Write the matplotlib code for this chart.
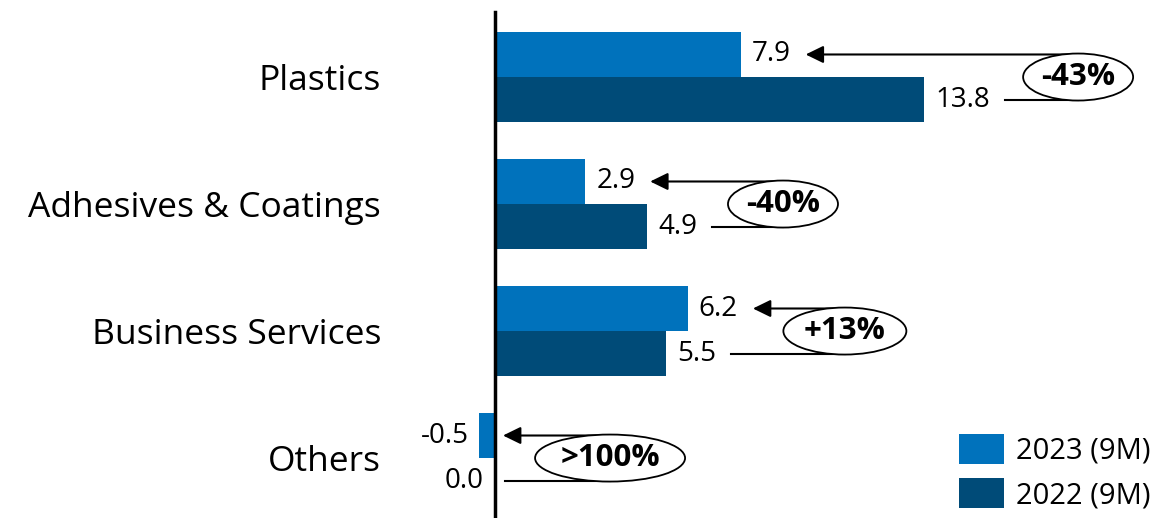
import matplotlib
matplotlib.use("Agg")
import matplotlib.pyplot as plt
from matplotlib.patches import Ellipse

plt.rcParams['font.family'] = ['Open Sans', 'DejaVu Sans']

categories = ['Plastics', 'Adhesives & Coatings', 'Business Services', 'Others']
v2023 = [7.9, 2.9, 6.2, -0.5]
v2022 = [13.8, 4.9, 5.5, 0.0]
changes = ['-43%', '-40%', '+13%', '>100%']
series_names = ['2023 (9M)', '2022 (9M)']

c23 = '#0072BC'
c22 = '#004B78'

W, H = 1157, 518
fig = plt.figure(figsize=(W / 100, H / 100), dpi=100)
# axes: px 440 .. 1157 horizontally, full height
ax = fig.add_axes([440 / W, 0, 1 - 440 / W, 1 - 12 / H])
ppu = 31.1  # pixels per unit
ax.set_xlim(-(495 - 440) / ppu, (1157 - 495) / ppu)
ax.set_ylim(3.472, -0.512)

bh = 0.355
y = list(range(len(categories)))
ax.barh([i - bh / 2 for i in y], v2023, height=bh, color=c23, label=series_names[0])
ax.barh([i + bh / 2 for i in y], v2022, height=bh, color=c22, label=series_names[1])

for s in ['top', 'right', 'bottom']:
    ax.spines[s].set_visible(False)
ax.spines['left'].set_position(('data', 0))
ax.spines['left'].set_linewidth(2.5)
ax.set_xticks([])
ax.set_yticks(y)
ax.set_yticklabels(categories, fontsize=25.5)
ax.tick_params(axis='y', length=0, pad=114 * 0.72)

lab_fs = 20
off = 11 / ppu
txt23, txt22 = [], []
for i in y:
    for v, yy, store in [(v2023[i], i - bh / 2, txt23), (v2022[i], i + bh / 2, txt22)]:
        if v > 0:
            t = ax.text(v + off, yy, f'{v:.1f}', ha='left', va='center', fontsize=lab_fs)
        else:
            t = ax.text(min(v, 0) - off, yy, f'{v:.1f}', ha='right', va='center', fontsize=lab_fs)
        store.append(t)

fig.canvas.draw()
inv = ax.transData.inverted()
# ellipse placement (offset right of the longer bar, width in px)
ell_dx = [4.95, 4.36, 5.05, 3.7]
ell_w = [110, 110, 123, 150]
gap = 15 / ppu
for i in y:
    a, b = v2023[i], v2022[i]
    if a > 0:
        tip = inv.transform(txt23[i].get_window_extent())[1][0] + gap
    else:
        tip = 0 + 8 / ppu
    if b > 0:
        start = inv.transform(txt22[i].get_window_extent())[1][0] + gap
    else:
        start = 0 + 10 / ppu
    cx = max(a, b, 0) + ell_dx[i]
    ax.annotate('', xy=(tip, i - bh / 2), xytext=(cx, i - bh / 2),
                arrowprops=dict(arrowstyle='-|>,head_length=0.45,head_width=0.22',
                                color='black', lw=1.5,
                                mutation_scale=24, shrinkA=0, shrinkB=0))
    ax.plot([start, cx], [i + bh / 2, i + bh / 2], color='black', lw=1.5)
    ax.add_patch(Ellipse((cx, i), ell_w[i] / ppu, 47 / 127, facecolor='white',
                         edgecolor='black', lw=1.3, zorder=5))
    ax.text(cx, i, changes[i], ha='center', va='center', fontsize=22.5,
            fontweight='bold', zorder=6)

leg = fig.legend(loc='lower right', bbox_to_anchor=(1150 / W, 8 / H), frameon=False,
                 fontsize=21, handlelength=1.55, handleheight=1.2,
                 labelspacing=0.42, handletextpad=0.4, borderaxespad=0, borderpad=0)

fig.savefig('out.png', dpi=100)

.....

- **Written instruction**
Every line of the material is to be quoted exactly, with no pictures carried over.

- **Finished task**
Write the matplotlib code for this chart.
import matplotlib
matplotlib.use("Agg")
import matplotlib.pyplot as plt
from matplotlib.patches import Ellipse

plt.rcParams['font.family'] = ['Open Sans', 'DejaVu Sans']

categories = ['Plastics', 'Adhesives & Coatings', 'Business Services', 'Others']
v2023 = [7.9, 2.9, 6.2, -0.5]
v2022 = [13.8, 4.9, 5.5, 0.0]
changes = ['-43%', '-40%', '+13%', '>100%']
series_names = ['2023 (9M)', '2022 (9M)']

c23 = '#0072BC'
c22 = '#004B78'

W, H = 1157, 518
fig = plt.figure(figsize=(W / 100, H / 100), dpi=100)
# axes: px 440 .. 1157 horizontally, full height
ax = fig.add_axes([440 / W, 0, 1 - 440 / W, 1 - 12 / H])
ppu = 31.1  # pixels per unit
ax.set_xlim(-(495 - 440) / ppu, (1157 - 495) / ppu)
ax.set_ylim(3.472, -0.512)

bh = 0.355
y = list(range(len(categories)))
ax.barh([i - bh / 2 for i in y], v2023, height=bh, color=c23, label=series_names[0])
ax.barh([i + bh / 2 for i in y], v2022, height=bh, color=c22, label=series_names[1])

for s in ['top', 'right', 'bottom']:
    ax.spines[s].set_visible(False)
ax.spines['left'].set_position(('data', 0))
ax.spines['left'].set_linewidth(2.5)
ax.set_xticks([])
ax.set_yticks(y)
ax.set_yticklabels(categories, fontsize=25.5)
ax.tick_params(axis='y', length=0, pad=114 * 0.72)

lab_fs = 20
off = 11 / ppu
txt23, txt22 = [], []
for i in y:
    for v, yy, store in [(v2023[i], i - bh / 2, txt23), (v2022[i], i + bh / 2, txt22)]:
        if v > 0:
            t = ax.text(v + off, yy, f'{v:.1f}', ha='left', va='center', fontsize=lab_fs)
        else:
            t = ax.text(min(v, 0) - off, yy, f'{v:.1f}', ha='right', va='center', fontsize=lab_fs)
        store.append(t)

fig.canvas.draw()
inv = ax.transData.inverted()
# ellipse placement (offset right of the longer bar, width in px)
ell_dx = [4.95, 4.36, 5.05, 3.7]
ell_w = [110, 110, 123, 150]
gap = 15 / ppu
for i in y:
    a, b = v2023[i], v2022[i]
    if a > 0:
        tip = inv.transform(txt23[i].get_window_extent())[1][0] + gap
    else:
        tip = 0 + 8 / ppu
    if b > 0:
        start = inv.transform(txt22[i].get_window_extent())[1][0] + gap
    else:
        start = 0 + 10 / ppu
    cx = max(a, b, 0) + ell_dx[i]
    ax.annotate('', xy=(tip, i - bh / 2), xytext=(cx, i - bh / 2),
                arrowprops=dict(arrowstyle='-|>,head_length=0.45,head_width=0.22',
                                color='black', lw=1.5,
                                mutation_scale=24, shrinkA=0, shrinkB=0))
    ax.plot([start, cx], [i + bh / 2, i + bh / 2], color='black', lw=1.5)
    ax.add_patch(Ellipse((cx, i), ell_w[i] / ppu, 47 / 127, facecolor='white',
                         edgecolor='black', lw=1.3, zorder=5))
    ax.text(cx, i, changes[i], ha='center', va='center', fontsize=22.5,
            fontweight='bold', zorder=6)

leg = fig.legend(loc='lower right', bbox_to_anchor=(1150 / W, 8 / H), frameon=False,
                 fontsize=21, handlelength=1.55, handleheight=1.2,
                 labelspacing=0.42, handletextpad=0.4, borderaxespad=0, borderpad=0)

fig.savefig('out.png', dpi=100)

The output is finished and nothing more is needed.